Live Review

TOY, The Garage, London

It’s pretty obvious that the world hasn’t seen the best of them yet.

What happens to many bands after they release a buzzing critically acclaimed debut album? They usually come back with a very uninteresting/trying-too-hard/unfocused follow up and go off the radar without being able to make a noticeable dent in the British music timeline.

This is exactly what will not happen to TOY. The world got a little live taste of their brand new songs (four in total) at this one-off headline show, and it’s pretty obvious that the world hasn’t seen the best of them yet.

‘Kopter’ with its never ending loops and ramifications that turn into a huge sound bubble used to be TOY’s set-closer, but not any more, it’s now the first track of the night. In fact they’ve realised they’ve got so many amazing compositions that they can confidently drop that one and the equally mesmerising ‘Dead And Gone’ within the first 15 minutes and still keep the level of the show at an all time high.

New tracks (‘Too Far Gone To Know’, ‘You Won’t Be The Same’ and ‘Fall Out Of Love’) are scattered evenly through the set. The titles may be melancholic, but the beats are intricate and dark with a sudden optimistic twist.

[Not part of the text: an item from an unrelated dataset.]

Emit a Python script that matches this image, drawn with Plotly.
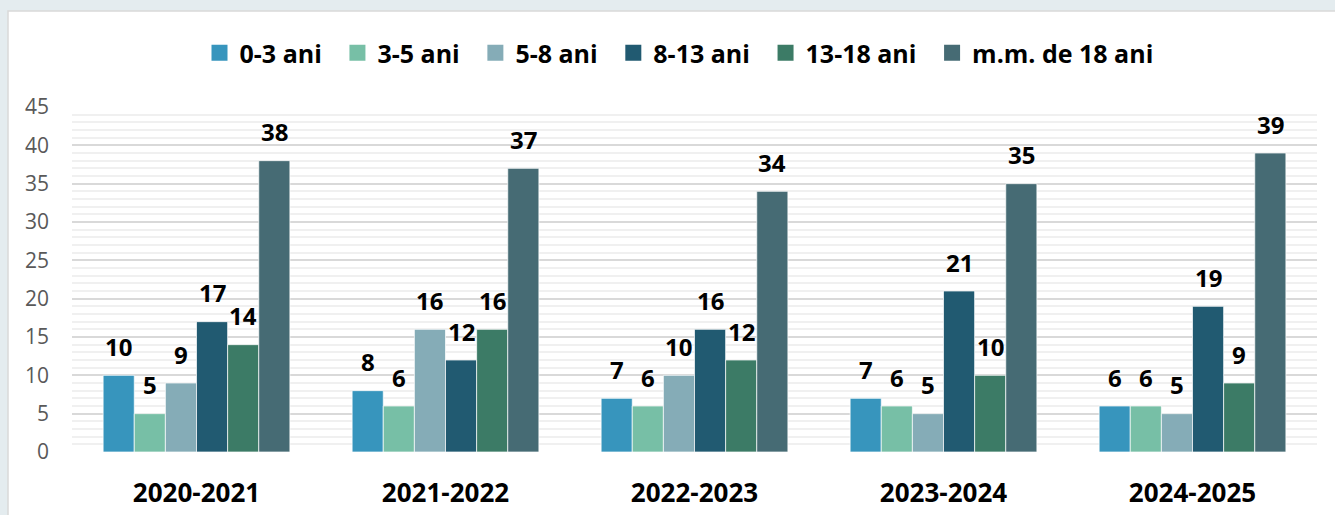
import plotly.graph_objects as go

categories = ["2020-2021", "2021-2022", "2022-2023", "2023-2024", "2024-2025"]
series_names = ["0-3 ani", "3-5 ani", "5-8 ani", "8-13 ani", "13-18 ani", "m.m. de 18 ani"]
v_0_3 = [10, 8, 7, 7, 6]
v_3_5 = [5, 6, 6, 6, 6]
v_5_8 = [9, 16, 10, 5, 5]
v_8_13 = [17, 12, 16, 21, 19]
v_13_18 = [14, 16, 12, 10, 9]
v_18p = [38, 37, 34, 35, 39]
series_values = [v_0_3, v_3_5, v_5_8, v_8_13, v_13_18, v_18p]
colors = ["#3795BD", "#77BFA6", "#85ACB7", "#215A71", "#3C7B66", "#466B74"]
y_ticks = [0, 5, 10, 15, 20, 25, 30, 35, 40, 45]

FONT = "Open Sans"
W, H = 1335, 515
ML, MR, MT, MB = 72, 18, 107, 63
BARGAP = 0.25
n = len(series_names)
bw = (1 - BARGAP) / n

fig = go.Figure()
idx = list(range(len(categories)))
for i, (name, vals, col) in enumerate(zip(series_names, series_values, colors)):
    fig.add_trace(go.Bar(
        x=idx, y=vals, name=name, showlegend=False,
        marker=dict(color=col, line=dict(color="rgba(255,255,255,0.7)", width=1)),
    ))
    # legend proxy
    fig.add_trace(go.Scatter(
        x=[None], y=[None], mode="markers", name=name + "\u00a0\u2009",
        marker=dict(symbol="square", size=16, color=col),
    ))
    for j, v in enumerate(vals):
        fig.add_annotation(
            x=j + (i - (n - 1) / 2) * bw, y=v, xref="x", yref="y",
            text=f"<b>{v}</b>", showarrow=False, yshift=29,
            xanchor="center", yanchor="middle",
            font=dict(family=FONT, size=24, color="#000000"),
        )

pw = W - ML - MR
ph = H - MT - MB
fig.add_shape(
    type="rect", xref="paper", yref="paper", layer="below",
    x0=(8 - ML) / pw, x1=(W + 5 - ML) / pw,
    y0=(H - MB - (H + 5)) / ph, y1=(H - MB - 11) / ph,
    fillcolor="#ffffff", line=dict(color="#d9d9d9", width=1.5),
)

fig.update_layout(
    width=W, height=H,
    margin=dict(l=ML, r=MR, t=MT, b=MB, autoexpand=False),
    paper_bgcolor="#e4ecef",
    plot_bgcolor="rgba(0,0,0,0)",
    barmode="group", bargap=BARGAP, bargroupgap=0,
    font=dict(family=FONT, color="#000000"),
    legend=dict(
        orientation="h", x=0.5 + 17 / W, xanchor="center", xref="container",
        y=1 - 53 / H, yanchor="middle", yref="container",
        font=dict(family=FONT, size=25, color="#000000", weight="bold"),
        bgcolor="rgba(0,0,0,0)",
    ),
    xaxis=dict(
        tickmode="array", tickvals=idx, ticktext=[f"<b>{c}</b>" for c in categories],
        range=[-0.5, len(categories) - 0.5],
        tickfont=dict(family=FONT, size=26, color="#000000"),
        showgrid=False, zeroline=False, showline=False, ticks="",
        ticklabelstandoff=23, automargin=False,
    ),
    yaxis=dict(
        range=[0, 45], tickvals=y_ticks,
        tickfont=dict(family=FONT, size=21, color="#595959"),
        showgrid=True, gridcolor="#d9d9d9", gridwidth=2,
        minor=dict(dtick=1, showgrid=True, gridcolor="#f0f0f0", gridwidth=2),
        zeroline=False, showline=False, ticks="",
        ticklabelstandoff=22, automargin=False,
    ),
)

fig.write_html(
    "out.html",
    config={"displayModeBar": False},
    post_script="document.body.style.margin='0';document.body.style.background='#e4ecef';",
)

Their level of awareness has made them tweak their already accomplished sound into something slightly spicier and definitely bigger.

Keeping their stage presence as steady as their tunes, nothing disturbs the band’s flow of synchronised finger tips and for some moments they get so deeply into it that it looks as if they’ve completely forgotten they’re playing for a live audience.

The thick smoke is distorted transversely by the striking keywords of ‘My Heart Skips A Beat’ tied straight after with ‘Motoring’ where the crowd starts a polite mosh pit cheering not a big chorus but the sound of layers of guitars.

Who chooses a brand new only-released-one-day-ago track to close a show? TOY do. Going by the good old trick of keeping the best for last, ‘Join The Dots’ kicks off with an inviting intro leading to a peaceful vocals-moment by singer Tom Dougall, stepping aside from the other instruments for a few seconds before being chased by a maze of psychedelic explosion and leaving him just enough room to end the evening in command.